Louisiana Won Environmental Assessment in Oil Lease Case
NEW ORLEANS, Louisiana, October 24, 2006
The State of Louisiana agreed today to dismiss its lawsuit against the United States after the Department of the Interior promised a complete environmental analysis of oil and natural gas leasing in federal waters off the state's coast. The analysis must take into account the effects of hurricanes Katrina and Rita, as well as the cumulative impacts of offshore leasing activity on the coastal zone.
Until the Interior Department's Minerals Management Service, MMS, has completed its environmental analysis, no exploration plan will be permitted on leases sold in Western Gulf Lease Sale 200, held in August.
Governor Kathleen Blanco said today, "This is an historic victory for Louisiana and for all states whose voices deserve to be heard in matters of their own destiny."
The Departments of Justice and Interior, the State of Louisiana and the American Petroleum Institute have agreed to the final terms of this settlement. All parties to the agreement must submit their settlement agreement for approval to the District Court for the Eastern District of Louisiana in New Orleans.
The settlement comes in a lawsuit filed by the State of Louisiana challenging Interior's Western Gulf of Mexico Lease Sale 200, charging the sale was improperly conducted without a thorough environmental analysis.
The governor filed suit, she said today, so the federal government would, "not be allowed to get away with a cookie cutter environmental assessment that ignored the devastation to our coast during the 2005 hurricane season."
To illustrate how much the state's coast has changed, she cited a new federal government report by the U.S. Geological Survey, a sister agency to MMS in the U.S. Department of Interior. It finds 217 square miles of Louisiana's coast was turned into open water by Hurricanes Katrina and Rita.
In August the Court said that the state was likely to prevail on the merits of its claims and set the matter for an expedited hearing.
Since then, as requested by the Court, Louisiana and the federal government have been negotiating to resolve the issues before the trial date set for November 13.
For its part, the federal government avoided a costly and time consuming lawsuit.
"Resolving this dispute by agreement rather than litigation benefits our nation's energy security by assuring we can move ahead on the leases issued in Lease Sale 200," said Steve Allred, Interior's assistant secretary for land and minerals management.
Lease Sale 200 garnered $340,935,514 in high bids from 62 companies for parcels on the Outer Continental Shelf, OCS.
Allred says this level of activity underscores the Gulf of Mexico's importance to domestic energy production and the oil and gas industry's interest in expanding its deepwater operations.
To win the promise of a complete environmental assessment, Louisiana had to agree not to challenge the issuance of leases to companies for the parcels they acquired rights to develop under Lease Sale 200 in August.
Louisiana also agreed not to use the National Environmental Policy Act to challenge Interior's approval of exploration plans for the Lease Sale 200 parcels, if a complete assessment is done in a timely manner.
Development of these leases could result in the production of between 136 and 252 million barrels of oil and 0.810 and 1.440 trillion cubic feet of natural gas.
Louisiana has provided the federal government with a list of Louisiana's enforceable Coastal Zone Management Act policies.

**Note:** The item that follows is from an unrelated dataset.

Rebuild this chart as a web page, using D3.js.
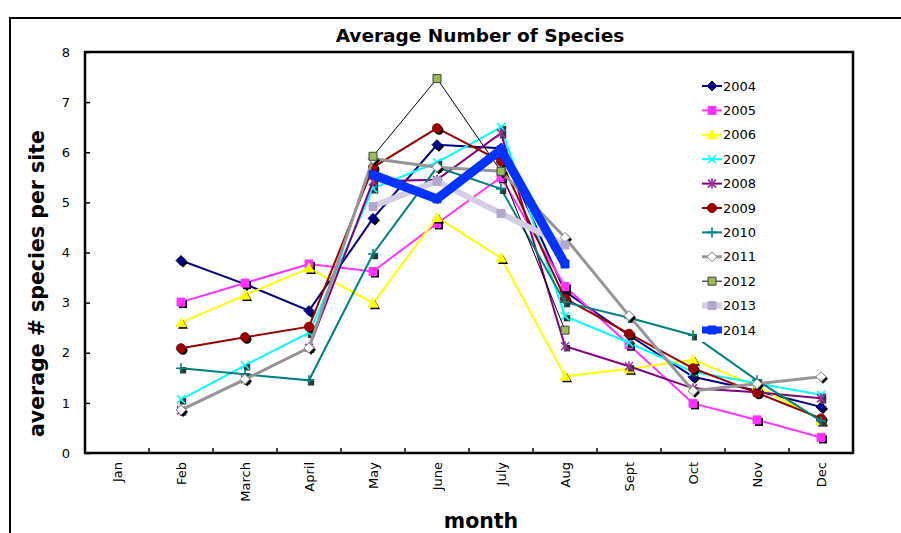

Allred says this step "should prevent future disputes about consistency between Louisiana's coastal resource program and Interior's future OCS lease sales."
Under the settlement, Interior will not offer new leases in the Gulf of Mexico off the coast of Louisiana before it issues the Record of Decision on the Environmental Impact Statement.
While today's settlement delays future offshore oil and gas lease sales until that is done, Interior is now planning the next set of lease sales. The agency will continue the preparation and completion of a NEPA Environmental Impact Statement for the 11 sales planned in the Gulf of Mexico during the next five year OCS leasing program - 2007-2012.
Allred said the settlement "sets the next five year lease program on the right track." That review must now take into account the impact of Hurricanes Katrina and Rita on Louisiana's wetlands and infrastructure.
The MMS reports that 76 percent of the 4,000 platforms that the agency administers were in the path of Hurricanes Katrina and Rita. There was no loss of life nor any significant spills on the OCS, and 100 percent of OCS subsurface safety valves held firm.
MMS says that 108 older facilities, not built to MMS' upgraded design standards, were destroyed. They account for only 1.7% of the Gulf's oil production and 0.9% of the Gulf's gas production. Another 53 platforms suffered significant damage.
The MMS manages the mineral resources on 1.76 billion acres of the Outer Continental Shelf.
About 43 million OCS acres are leased, accounting for about 20 percent of America's domestic natural gas production and about 30 percent of America's domestic oil production.